The fallen 6th District city councilman — who changed his name in the ’70s from JeRoyd Wiley Greene to JeRoyd X Greene to Sa’ad El-Amin — has a history of bucking the system. In 1999 he sparked a fight over the placement of a Robert E. Lee mural on Richmond’s floodwall. He was criticized in 2000 for spending $1,115 in taxpayer money on a Jamaican junket exploring Negril’s sister-city potential. In 2002 he surrendered his law license pending 47 misconduct complaints before the state bar.

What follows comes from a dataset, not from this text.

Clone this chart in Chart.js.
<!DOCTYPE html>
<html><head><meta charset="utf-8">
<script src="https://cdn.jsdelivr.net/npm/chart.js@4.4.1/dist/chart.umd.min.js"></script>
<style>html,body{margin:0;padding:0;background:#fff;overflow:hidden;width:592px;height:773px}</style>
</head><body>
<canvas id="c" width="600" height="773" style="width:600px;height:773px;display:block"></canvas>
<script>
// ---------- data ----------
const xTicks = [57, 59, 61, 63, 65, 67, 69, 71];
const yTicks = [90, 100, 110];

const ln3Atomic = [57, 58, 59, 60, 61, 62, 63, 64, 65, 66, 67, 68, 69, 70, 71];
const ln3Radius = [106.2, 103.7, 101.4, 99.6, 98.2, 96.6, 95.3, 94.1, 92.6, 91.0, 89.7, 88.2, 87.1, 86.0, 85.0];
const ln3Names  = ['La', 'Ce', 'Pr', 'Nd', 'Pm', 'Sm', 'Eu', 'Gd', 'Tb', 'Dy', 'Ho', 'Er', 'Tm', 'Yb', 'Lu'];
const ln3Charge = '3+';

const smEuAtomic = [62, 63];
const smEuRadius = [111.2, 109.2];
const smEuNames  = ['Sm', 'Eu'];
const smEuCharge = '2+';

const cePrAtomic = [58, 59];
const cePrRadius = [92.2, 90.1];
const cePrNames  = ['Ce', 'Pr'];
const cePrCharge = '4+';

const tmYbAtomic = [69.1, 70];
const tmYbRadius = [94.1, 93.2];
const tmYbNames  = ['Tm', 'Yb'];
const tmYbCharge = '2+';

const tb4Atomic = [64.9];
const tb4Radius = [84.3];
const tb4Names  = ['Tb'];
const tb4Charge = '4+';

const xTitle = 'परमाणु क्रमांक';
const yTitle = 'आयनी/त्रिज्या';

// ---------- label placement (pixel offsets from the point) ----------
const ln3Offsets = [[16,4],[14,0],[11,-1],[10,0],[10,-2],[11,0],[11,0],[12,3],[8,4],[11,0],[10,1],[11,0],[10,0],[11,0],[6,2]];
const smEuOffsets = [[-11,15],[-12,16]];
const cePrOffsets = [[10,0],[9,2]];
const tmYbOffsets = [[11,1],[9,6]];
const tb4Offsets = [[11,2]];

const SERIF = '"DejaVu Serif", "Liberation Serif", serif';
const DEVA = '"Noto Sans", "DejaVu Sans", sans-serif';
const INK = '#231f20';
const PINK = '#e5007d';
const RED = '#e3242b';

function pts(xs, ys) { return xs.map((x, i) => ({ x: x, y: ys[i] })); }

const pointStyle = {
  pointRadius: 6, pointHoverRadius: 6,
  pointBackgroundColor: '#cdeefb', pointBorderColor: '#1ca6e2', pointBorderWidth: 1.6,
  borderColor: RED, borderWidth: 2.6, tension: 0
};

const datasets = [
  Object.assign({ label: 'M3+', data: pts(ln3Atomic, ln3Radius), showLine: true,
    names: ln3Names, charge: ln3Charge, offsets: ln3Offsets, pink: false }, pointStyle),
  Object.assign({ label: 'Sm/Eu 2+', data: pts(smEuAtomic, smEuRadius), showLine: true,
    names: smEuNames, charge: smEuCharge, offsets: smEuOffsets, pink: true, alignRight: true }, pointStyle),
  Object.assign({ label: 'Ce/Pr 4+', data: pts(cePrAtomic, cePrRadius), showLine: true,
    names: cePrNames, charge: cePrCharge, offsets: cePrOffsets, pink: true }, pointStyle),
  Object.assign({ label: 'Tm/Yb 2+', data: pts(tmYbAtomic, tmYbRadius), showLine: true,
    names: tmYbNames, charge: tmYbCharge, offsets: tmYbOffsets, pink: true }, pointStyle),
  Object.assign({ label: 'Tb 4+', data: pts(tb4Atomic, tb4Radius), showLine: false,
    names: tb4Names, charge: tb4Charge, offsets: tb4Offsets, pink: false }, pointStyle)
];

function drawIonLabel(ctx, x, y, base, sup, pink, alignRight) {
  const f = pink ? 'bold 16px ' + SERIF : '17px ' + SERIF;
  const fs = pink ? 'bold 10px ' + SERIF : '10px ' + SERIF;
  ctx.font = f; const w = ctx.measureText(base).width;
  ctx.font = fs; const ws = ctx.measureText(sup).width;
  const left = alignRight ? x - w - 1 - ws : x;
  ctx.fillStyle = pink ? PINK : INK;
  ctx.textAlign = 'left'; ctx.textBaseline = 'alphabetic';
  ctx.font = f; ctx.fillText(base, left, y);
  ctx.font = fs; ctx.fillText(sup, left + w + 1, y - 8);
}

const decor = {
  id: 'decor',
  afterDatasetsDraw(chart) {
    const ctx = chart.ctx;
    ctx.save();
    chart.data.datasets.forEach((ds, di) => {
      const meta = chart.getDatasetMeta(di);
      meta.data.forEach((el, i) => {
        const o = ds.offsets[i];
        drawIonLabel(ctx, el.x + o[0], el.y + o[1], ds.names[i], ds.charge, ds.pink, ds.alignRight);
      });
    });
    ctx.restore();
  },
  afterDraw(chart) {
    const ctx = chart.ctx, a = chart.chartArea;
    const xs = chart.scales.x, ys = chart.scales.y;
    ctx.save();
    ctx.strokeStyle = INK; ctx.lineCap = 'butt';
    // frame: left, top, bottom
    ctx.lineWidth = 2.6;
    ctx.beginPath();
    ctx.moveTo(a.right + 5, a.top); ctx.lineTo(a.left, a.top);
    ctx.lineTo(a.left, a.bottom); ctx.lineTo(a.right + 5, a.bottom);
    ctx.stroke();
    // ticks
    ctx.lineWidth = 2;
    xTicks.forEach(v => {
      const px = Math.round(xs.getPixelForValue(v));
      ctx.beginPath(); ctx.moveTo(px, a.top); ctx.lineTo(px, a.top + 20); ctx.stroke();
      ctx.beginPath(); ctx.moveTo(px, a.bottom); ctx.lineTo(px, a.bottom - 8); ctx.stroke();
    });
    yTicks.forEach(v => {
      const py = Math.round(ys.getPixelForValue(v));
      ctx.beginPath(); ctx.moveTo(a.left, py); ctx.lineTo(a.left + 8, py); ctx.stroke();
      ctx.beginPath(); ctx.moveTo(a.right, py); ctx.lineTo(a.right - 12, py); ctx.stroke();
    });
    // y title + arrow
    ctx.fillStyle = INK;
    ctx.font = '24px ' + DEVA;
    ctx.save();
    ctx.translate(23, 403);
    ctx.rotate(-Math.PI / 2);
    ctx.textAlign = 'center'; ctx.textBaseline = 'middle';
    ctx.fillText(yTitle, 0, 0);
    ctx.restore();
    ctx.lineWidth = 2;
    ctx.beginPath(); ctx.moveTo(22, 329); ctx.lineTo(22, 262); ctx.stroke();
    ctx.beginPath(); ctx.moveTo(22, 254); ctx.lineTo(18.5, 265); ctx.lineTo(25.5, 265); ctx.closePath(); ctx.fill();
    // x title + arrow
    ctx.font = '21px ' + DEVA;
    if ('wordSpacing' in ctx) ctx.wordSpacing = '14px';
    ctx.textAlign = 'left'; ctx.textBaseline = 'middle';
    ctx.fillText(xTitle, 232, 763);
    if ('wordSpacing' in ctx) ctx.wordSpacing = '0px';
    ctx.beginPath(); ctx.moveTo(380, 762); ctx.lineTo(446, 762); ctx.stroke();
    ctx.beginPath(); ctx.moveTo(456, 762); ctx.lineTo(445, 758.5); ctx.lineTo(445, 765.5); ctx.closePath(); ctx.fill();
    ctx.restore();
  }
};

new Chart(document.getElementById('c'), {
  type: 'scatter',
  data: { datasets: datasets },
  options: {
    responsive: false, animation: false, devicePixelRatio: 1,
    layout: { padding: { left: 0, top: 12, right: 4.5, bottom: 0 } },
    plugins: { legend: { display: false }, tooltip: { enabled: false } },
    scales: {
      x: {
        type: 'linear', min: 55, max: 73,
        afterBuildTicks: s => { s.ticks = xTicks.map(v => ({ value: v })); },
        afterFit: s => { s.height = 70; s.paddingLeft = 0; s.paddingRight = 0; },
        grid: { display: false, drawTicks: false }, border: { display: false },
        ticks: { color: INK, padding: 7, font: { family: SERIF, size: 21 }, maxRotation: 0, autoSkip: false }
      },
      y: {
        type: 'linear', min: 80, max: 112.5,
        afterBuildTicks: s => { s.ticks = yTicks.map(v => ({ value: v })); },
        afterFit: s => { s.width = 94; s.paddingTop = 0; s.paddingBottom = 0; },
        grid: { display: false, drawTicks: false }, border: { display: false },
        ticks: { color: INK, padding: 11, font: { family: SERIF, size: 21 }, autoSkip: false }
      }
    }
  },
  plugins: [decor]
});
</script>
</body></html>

Later that year, he also seriously challenged the city’s role in the Brown’s Island deal with Cordish Co. and Daniel Corp., and whether it was providing the developers too much in tax abatements and incentives.
He served on City Council from 1998 until he resigned July 1, 2003. That day, he pleaded guilty to charges that he had fraudulently represented one of his legal clients. In exchange, federal prosecutors dropped charges that he and his wife, Beverly Crawford, cheated the Internal Revenue Service out of $700,000. But he and Crawford are being held liable for the unpaid taxes.

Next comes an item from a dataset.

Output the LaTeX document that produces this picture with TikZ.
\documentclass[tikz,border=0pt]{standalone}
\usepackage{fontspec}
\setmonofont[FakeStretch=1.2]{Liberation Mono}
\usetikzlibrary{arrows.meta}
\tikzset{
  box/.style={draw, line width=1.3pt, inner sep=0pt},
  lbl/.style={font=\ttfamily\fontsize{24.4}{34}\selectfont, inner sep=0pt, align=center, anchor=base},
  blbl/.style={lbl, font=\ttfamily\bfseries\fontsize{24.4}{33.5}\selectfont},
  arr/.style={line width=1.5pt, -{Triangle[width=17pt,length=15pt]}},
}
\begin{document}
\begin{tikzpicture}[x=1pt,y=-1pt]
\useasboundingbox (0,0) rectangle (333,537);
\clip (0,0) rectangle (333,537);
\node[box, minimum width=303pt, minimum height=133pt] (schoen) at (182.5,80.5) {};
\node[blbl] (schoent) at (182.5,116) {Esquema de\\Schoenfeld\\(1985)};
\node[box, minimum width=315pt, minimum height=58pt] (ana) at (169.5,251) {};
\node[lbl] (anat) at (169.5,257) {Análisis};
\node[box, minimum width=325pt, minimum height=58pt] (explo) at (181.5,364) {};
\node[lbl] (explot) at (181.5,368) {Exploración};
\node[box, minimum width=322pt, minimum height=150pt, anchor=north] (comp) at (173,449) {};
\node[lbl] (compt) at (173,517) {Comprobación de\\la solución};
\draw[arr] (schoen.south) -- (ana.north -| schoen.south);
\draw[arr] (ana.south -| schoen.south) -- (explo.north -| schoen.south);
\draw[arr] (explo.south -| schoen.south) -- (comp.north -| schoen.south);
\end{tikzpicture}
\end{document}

All told, El-Amin served 34 months of his 37-month sentence for fraud, spending the last months in a halfway house in Atlanta.
During his incarceration, El-Amin underwent triple-bypass heart surgery at a Kentucky prison. Last year he was transferred to a prison in Butner, N.C., before winding up at the facility in Atlanta.
A friend of El-Amin’s, who asks to remain unnamed, says he’s received some phone calls recently from the former councilman indicating that he’s upbeat, even-keeled and has a new career in the works.
The friend says he doesn’t know where, precisely, El-Amin will bask in his newfound freedom. But in August 2005, El-Amin told him that he had no desire to return to Richmond and would make his home in Fairburn, Ga.
While in prison, El-Amin wrote to the friend, saying: “I keep up with the doo-doo that goes on” in Richmond by reading the Richmond Free Press, which he received in prison, and listening to WRVA news at night. He also wrote that he’d rather not come back to a place where “Wilder’s power trip” had taken hold.